▸ Exercise data:
>> begin

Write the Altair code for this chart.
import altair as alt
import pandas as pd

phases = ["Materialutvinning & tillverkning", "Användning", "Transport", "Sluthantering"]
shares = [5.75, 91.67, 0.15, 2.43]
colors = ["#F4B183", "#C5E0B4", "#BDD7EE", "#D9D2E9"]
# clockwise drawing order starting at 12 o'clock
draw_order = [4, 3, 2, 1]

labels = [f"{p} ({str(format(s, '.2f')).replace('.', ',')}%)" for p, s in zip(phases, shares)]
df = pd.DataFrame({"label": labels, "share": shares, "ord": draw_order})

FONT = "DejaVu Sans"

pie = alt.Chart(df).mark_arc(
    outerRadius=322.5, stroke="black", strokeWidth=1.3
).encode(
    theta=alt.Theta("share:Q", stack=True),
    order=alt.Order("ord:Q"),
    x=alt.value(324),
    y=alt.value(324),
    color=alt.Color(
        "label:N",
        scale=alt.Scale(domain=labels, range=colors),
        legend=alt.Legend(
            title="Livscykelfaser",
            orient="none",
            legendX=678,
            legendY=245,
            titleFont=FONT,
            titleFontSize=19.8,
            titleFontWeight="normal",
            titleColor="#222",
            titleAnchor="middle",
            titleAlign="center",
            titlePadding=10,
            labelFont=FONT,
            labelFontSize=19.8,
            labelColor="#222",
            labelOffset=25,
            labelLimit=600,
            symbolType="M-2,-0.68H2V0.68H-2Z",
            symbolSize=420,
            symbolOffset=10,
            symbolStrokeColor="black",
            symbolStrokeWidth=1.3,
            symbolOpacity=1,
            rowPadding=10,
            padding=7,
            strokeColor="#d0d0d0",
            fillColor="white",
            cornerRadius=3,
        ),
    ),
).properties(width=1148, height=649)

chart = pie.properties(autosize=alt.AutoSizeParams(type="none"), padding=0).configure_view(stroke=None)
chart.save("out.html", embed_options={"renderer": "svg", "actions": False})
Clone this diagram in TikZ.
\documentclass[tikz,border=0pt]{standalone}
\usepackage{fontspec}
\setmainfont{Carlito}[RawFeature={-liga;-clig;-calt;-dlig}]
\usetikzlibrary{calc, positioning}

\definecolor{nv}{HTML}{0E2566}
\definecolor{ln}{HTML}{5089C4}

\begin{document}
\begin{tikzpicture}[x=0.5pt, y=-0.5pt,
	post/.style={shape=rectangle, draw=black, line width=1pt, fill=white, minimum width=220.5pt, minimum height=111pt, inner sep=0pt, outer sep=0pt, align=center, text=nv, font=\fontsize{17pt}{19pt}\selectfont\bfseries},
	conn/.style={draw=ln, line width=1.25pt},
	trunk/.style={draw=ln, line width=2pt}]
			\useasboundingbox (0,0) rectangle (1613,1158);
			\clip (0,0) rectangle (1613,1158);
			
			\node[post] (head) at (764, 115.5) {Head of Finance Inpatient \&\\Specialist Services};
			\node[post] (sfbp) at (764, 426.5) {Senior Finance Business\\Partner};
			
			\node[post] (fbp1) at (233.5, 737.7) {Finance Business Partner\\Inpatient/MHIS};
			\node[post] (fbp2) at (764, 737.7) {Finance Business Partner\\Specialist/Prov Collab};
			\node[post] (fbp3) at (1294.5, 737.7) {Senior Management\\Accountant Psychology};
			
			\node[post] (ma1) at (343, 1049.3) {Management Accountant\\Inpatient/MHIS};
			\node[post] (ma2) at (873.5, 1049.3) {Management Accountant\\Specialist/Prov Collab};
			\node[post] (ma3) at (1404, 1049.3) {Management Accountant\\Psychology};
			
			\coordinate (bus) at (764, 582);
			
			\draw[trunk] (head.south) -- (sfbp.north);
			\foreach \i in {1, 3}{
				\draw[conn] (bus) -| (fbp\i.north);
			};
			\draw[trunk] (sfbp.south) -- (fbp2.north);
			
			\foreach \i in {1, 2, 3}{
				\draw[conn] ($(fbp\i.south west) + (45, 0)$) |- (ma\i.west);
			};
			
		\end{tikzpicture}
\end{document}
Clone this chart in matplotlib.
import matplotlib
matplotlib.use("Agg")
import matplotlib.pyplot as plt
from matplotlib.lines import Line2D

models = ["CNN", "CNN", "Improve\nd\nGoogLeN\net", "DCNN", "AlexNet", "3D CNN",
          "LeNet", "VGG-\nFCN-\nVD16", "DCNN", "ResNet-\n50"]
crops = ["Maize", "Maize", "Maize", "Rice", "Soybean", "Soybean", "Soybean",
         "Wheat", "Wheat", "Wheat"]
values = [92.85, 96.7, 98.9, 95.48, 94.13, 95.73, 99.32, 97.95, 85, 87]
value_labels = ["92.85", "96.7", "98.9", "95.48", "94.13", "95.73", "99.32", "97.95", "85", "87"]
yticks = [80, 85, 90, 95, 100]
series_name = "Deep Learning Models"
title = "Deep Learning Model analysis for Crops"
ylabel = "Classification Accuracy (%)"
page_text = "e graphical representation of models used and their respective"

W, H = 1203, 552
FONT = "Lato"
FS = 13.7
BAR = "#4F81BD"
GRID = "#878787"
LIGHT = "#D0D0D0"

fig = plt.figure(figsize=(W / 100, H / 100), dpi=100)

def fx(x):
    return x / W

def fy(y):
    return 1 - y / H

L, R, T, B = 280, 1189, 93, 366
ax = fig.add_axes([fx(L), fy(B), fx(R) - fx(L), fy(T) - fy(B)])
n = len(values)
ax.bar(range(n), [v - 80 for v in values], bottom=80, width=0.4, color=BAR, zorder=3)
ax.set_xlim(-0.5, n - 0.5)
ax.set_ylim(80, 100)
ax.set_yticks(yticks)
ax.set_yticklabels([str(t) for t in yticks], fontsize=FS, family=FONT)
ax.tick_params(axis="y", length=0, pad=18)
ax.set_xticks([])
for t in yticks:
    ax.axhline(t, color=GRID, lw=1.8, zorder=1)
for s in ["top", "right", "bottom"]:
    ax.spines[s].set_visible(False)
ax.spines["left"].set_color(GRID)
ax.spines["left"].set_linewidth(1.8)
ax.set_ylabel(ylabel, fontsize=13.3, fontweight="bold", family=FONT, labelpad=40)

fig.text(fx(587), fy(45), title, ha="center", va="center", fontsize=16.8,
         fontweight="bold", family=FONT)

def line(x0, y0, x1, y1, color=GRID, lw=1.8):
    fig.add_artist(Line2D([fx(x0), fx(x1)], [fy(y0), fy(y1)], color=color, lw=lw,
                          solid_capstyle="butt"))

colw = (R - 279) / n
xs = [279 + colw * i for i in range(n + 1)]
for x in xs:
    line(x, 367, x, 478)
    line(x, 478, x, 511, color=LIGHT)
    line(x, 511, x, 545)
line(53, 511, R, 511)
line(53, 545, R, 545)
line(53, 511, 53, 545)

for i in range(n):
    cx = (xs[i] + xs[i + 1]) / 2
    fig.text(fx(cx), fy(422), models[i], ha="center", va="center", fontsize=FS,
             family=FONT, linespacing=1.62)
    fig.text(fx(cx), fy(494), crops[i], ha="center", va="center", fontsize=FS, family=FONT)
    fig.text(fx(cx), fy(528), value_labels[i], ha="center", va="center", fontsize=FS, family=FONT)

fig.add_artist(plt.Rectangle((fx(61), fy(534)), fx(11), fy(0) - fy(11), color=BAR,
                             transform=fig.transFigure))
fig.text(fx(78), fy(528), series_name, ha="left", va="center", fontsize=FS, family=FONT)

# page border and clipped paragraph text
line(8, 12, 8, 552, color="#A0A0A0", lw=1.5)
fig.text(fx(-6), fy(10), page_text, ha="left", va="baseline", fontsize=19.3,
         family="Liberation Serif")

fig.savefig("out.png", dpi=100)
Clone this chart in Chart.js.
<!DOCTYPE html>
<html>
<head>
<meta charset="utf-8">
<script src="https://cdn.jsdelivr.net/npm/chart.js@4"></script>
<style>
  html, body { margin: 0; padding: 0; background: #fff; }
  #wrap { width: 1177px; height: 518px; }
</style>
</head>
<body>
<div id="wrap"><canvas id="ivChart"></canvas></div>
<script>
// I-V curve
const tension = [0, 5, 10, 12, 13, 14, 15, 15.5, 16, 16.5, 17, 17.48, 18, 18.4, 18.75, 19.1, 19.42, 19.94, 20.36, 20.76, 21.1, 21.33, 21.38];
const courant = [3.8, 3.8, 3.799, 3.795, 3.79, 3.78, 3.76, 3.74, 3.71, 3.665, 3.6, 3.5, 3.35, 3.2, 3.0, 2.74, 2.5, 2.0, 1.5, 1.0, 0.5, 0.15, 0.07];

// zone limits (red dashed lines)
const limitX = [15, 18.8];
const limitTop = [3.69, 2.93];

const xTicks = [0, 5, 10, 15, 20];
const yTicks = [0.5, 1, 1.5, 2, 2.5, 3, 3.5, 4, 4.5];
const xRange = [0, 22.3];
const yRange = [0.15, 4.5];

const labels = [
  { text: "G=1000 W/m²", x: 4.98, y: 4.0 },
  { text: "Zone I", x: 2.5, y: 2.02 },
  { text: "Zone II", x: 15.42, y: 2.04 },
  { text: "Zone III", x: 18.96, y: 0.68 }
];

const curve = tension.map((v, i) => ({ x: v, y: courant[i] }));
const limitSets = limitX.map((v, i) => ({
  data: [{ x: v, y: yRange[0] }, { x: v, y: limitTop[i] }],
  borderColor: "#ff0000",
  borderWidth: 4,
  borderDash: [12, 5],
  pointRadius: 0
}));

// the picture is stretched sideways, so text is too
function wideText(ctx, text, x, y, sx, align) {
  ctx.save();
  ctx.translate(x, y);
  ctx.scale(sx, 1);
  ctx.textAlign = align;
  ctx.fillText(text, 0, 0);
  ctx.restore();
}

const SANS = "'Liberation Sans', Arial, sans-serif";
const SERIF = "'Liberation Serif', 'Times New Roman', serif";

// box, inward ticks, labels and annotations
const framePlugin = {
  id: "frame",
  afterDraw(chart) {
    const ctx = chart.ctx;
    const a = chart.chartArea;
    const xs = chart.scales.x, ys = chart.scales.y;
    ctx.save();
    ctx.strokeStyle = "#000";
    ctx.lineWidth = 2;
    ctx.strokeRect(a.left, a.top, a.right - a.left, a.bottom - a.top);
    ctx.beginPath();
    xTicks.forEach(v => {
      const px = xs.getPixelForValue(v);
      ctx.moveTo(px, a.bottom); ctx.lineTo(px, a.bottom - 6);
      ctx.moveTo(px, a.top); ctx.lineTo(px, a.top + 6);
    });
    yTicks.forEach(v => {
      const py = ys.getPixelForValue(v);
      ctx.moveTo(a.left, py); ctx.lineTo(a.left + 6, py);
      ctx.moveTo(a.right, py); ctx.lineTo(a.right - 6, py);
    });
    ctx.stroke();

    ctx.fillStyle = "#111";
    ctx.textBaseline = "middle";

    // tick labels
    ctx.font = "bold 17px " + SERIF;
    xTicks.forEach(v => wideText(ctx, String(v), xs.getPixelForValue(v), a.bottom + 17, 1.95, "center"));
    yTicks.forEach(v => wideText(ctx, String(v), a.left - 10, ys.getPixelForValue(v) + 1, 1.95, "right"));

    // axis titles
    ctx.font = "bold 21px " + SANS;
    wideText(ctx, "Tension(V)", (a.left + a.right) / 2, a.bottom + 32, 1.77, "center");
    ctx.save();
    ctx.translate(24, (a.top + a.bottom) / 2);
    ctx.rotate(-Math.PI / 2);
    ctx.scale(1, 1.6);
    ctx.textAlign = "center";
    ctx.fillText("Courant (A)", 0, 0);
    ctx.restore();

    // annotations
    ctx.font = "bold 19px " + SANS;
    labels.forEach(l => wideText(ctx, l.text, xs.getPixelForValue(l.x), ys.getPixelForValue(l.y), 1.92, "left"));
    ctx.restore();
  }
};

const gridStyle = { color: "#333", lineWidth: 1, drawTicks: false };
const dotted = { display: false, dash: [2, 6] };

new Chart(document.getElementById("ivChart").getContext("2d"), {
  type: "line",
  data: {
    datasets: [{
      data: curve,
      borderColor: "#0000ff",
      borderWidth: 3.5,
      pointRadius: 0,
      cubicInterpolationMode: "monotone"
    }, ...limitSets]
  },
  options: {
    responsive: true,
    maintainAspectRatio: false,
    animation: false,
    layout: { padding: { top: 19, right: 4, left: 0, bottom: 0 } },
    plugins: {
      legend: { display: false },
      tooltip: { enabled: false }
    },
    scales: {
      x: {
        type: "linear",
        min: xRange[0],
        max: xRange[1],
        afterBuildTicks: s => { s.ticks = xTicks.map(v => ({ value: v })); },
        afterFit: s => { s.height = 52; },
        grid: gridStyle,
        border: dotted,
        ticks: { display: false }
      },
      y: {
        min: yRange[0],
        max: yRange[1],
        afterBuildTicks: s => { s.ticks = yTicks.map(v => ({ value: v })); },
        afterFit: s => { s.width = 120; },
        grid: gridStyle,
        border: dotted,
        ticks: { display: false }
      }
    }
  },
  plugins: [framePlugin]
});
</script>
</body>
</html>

>> end

▸ Given request: In the listing above, locate the line containing "Clone this chart in matplotlib." and the line containing "graphical representation of". Transcribe those two lines and everything between them, exactly as written.

▸ Answer in full:
Clone this chart in matplotlib.
import matplotlib
matplotlib.use("Agg")
import matplotlib.pyplot as plt
from matplotlib.lines import Line2D

models = ["CNN", "CNN", "Improve\nd\nGoogLeN\net", "DCNN", "AlexNet", "3D CNN",
          "LeNet", "VGG-\nFCN-\nVD16", "DCNN", "ResNet-\n50"]
crops = ["Maize", "Maize", "Maize", "Rice", "Soybean", "Soybean", "Soybean",
         "Wheat", "Wheat", "Wheat"]
values = [92.85, 96.7, 98.9, 95.48, 94.13, 95.73, 99.32, 97.95, 85, 87]
value_labels = ["92.85", "96.7", "98.9", "95.48", "94.13", "95.73", "99.32", "97.95", "85", "87"]
yticks = [80, 85, 90, 95, 100]
series_name = "Deep Learning Models"
title = "Deep Learning Model analysis for Crops"
ylabel = "Classification Accuracy (%)"
page_text = "e graphical representation of models used and their respective"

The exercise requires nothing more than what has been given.